Mais chaque système d’idées est étroitement lié au mythe. Système d’idées et mythe s’interpénètrent pour constituer un couple d’unités. Quand nous parlons du mythe, il faut surtout entendre un autre mode d’expression de notre pensée, destiné à illustrer les conceptions fondamentales de notre culture et de notre société d’une façon légendaire. Sans doute ce mode d’expression s’oppose à la conceptualisation rationnelle du réel qui nous fournissent d’autres systèmes de connaissance. Et pourtant, cette expression n’est pas synonyme d’irrationalisme. Elle n’est non plus une œuvre de pure imagination. Chez elle, parole et légende vont de pair. « Le mythe est mytho-logique comme le logos est mytho-logique. Ce n’est qu’ensuite, avec le début d’une certaine dominance du logique, que mythos et logos se trouvent séparés, chacun gouvernant ensemble dans une inextricable rivalité, dans un amalgame compact, aucun d’eux ne parvenant à vaincre définitivement ou à remplacer efficacement l’autre. »[10] C’est pourquoi leurs rapports sont intimes et profonds.
Incarné dans n’importe quel système d’idées, le mythe exprime la variation imaginative par laquelle les idées se dilatent jusqu’au point à se confondre à des vérités toutes puissantes qui « possèdent et asservissent les humains comme le faisaient les dieux »[11]. Nous parlons du dépaysement des idées de leur cadre réel, d’un processus de dé-réalité, qui se base sur une élaboration imaginaire et qui prête aux idées un pouvoir qu’elles ne possèdent pas. Ce processus transcendantalise les idées en leur accordant une réalité supérieure qui déborde leur « existence objective ». En dépassant leurs limites, les idées affirment leur présence autoritaire au monde et érigent un idéal mythologique qui oriente l’existence culturelle et la destinée sociale. Ainsi, s’opère « la mythologisation de l’idée abstraite », son culte idolâtre qui tient l’imaginaire individuel et l’imaginaire collectif dans ses filets invisibles. Nous avons ici l’oxymore d’une histoire qui exprime le paradoxe d’une situation « qui n’est ni vraie ni fausse, ou qui est les deux à la fois »[12].
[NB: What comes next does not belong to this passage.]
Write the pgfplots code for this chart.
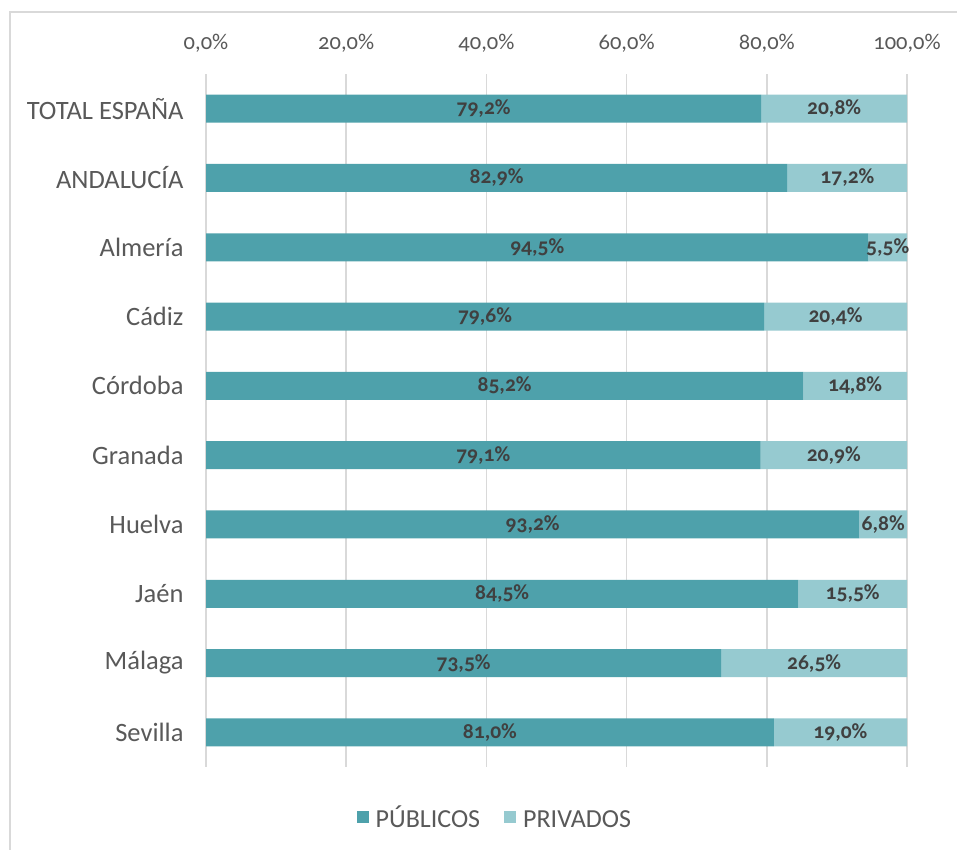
\documentclass[border=0pt]{standalone}
\usepackage{fontspec}
\setmainfont{Carlito}[Numbers=OldStyle]
\usepackage{pgfplots}
\pgfplotsset{compat=1.18}
\usepackage{pgfplotstable}
\definecolor{pub}{HTML}{4EA1AB}
\definecolor{priv}{HTML}{96CAD0}
\definecolor{txt}{HTML}{595959}
\definecolor{lbl}{HTML}{404040}
\definecolor{gridc}{HTML}{D9D9D9}
\pgfplotstableread[col sep=comma]{
y,pub,priv
0,79.2,20.8
1,82.9,17.2
2,94.5,5.5
3,79.6,20.4
4,85.2,14.8
5,79.1,20.9
6,93.2,6.8
7,84.5,15.5
8,73.5,26.5
9,81.0,19.0
}\data
\pgfplotsset{
  base/.style={
    at={(206pt,83pt)}, anchor=south west, scale only axis,
    width=701pt, height=693pt,
    xmin=0, xmax=100, ymin=-0.5, ymax=9.5, y dir=reverse,
    /pgf/number format/assume math mode=true,
  },
}
\begin{document}
\begin{tikzpicture}[x=1pt,y=1pt]
\useasboundingbox (0,0) rectangle (957,850);
\draw[gridc, line width=1.5pt] (10,-5) -- (10,838) -- (965,838);
\begin{axis}[base,
  xbar stacked, bar width=28pt,
  axis line style={draw=none},
  major tick length=0pt,
  xtick={0,20,...,100},
  xticklabel pos=right,
  xticklabel={\fontsize{22.5}{27}\selectfont\pgfmathprintnumber[fixed,fixed zerofill,precision=1,use comma]{\tick}\%},
  xticklabel style={text=txt, yshift=18pt},
  ytick={0,...,9},
  yticklabels={TOTAL ESPAÑA,ANDALUCÍA,Almería,Cádiz,Córdoba,Granada,Huelva,Jaén,Málaga,Sevilla},
  yticklabel style={font=\fontsize{26.5}{30}\selectfont, text=txt, xshift=-19pt},
  xmajorgrids, grid style={gridc, line width=1.5pt},
  legend style={at={(axis description cs:0.412,-0.0736)}, anchor=center, draw=none,
    legend columns=2, font=\fontsize{26}{30}\selectfont, text=txt,
    nodes={text height=21pt, text depth=2pt},
    /tikz/every odd column/.append style={column sep=5pt},
    /tikz/every even column/.append style={column sep=22pt}},
  legend image code/.code={\fill[#1] (0pt,-5pt) rectangle (12pt,7pt);},
]
\addplot[fill=pub, draw=none] table[x=pub, y=y]{\data};
\addplot[fill=priv, draw=none] table[x=priv, y=y]{\data};
\legend{PÚBLICOS, PRIVADOS}
\end{axis}
\begin{axis}[base, hide axis,
  nodes near coords={\pgfmathprintnumber[fixed,fixed zerofill,precision=1,use comma]{\pgfplotspointmeta}\%},
  nodes near coords align=center,
  every node near coord/.append style={font=\bfseries\fontsize{21.5}{25}\selectfont, text=lbl, anchor=center, inner sep=0pt},
]
\addplot[only marks, mark=none, point meta=explicit] table[x expr=\thisrow{pub}/2, y=y, meta=pub]{\data};
\addplot[only marks, mark=none, point meta=explicit] table[x expr=\thisrow{pub}+\thisrow{priv}/2, y=y, meta=priv]{\data};
\end{axis}
\end{tikzpicture}
\end{document}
Prenons l’exemple de la technoscience. Que signifie, au juste, la technoscience ? L’expression « technoscience » montre que deux concepts sont en jeu : la technique et la science. Elle montre aussi que leur relation est indissociable et que les deux termes sont les deux aspects d’un même mouvement. La science est un savoir théorétique, la technique est un savoir-faire empirique, un savoir–poétique. La science se borne au theôrein, elle est de l’ordre du savoir spéculatif. La technique se rapporte à la pratique. Elle est une « praxis poétique ». La science est synonyme de désintéressement spéculatif, de connaissance « désintéressée » qui « se détache du but utilitaire immédiat » car elle vise le savoir pour le savoir. Elle est un « rationalisme formel, abstrait, universel ». Elle constitue un ensemble ordonné et systématisé des connaissances objectives et vérifiables qui portent à la fois sur la découverte des lois de la nature et sur la vérité des choses, vérité qui réside dans « l’accord de nos jugements avec la réalité ». Dans ce sens, la science embrasse le savoir philosophique, mais elle devient aussi la passion du philosophe « non pas comme ensemble de certitudes – mais comme puits interminable d’énigmes, mélange inextricable de lumière et d’obscurité, témoignage d’une incompréhensible rencontre toujours assurée et toujours fugitive entre nos créations imaginaires et ce qui sert »[13]. La technique est l’ensemble des procédés que l’homme met en œuvre pour prendre possession du monde environnant et le mettre en fonction de ses besoins, en harmonie avec les conditions de son existence. Elle est pragmatique puisqu’elle s’intéresse à l’action utilitaire et efficace. Elle est intentionnelle puisqu’elle vise la transformation effective de la nature. Elle est déterminée puisqu’elle inclut toute opération faite avec une méthode déterminée en vue d’atteindre un résultat déterminé.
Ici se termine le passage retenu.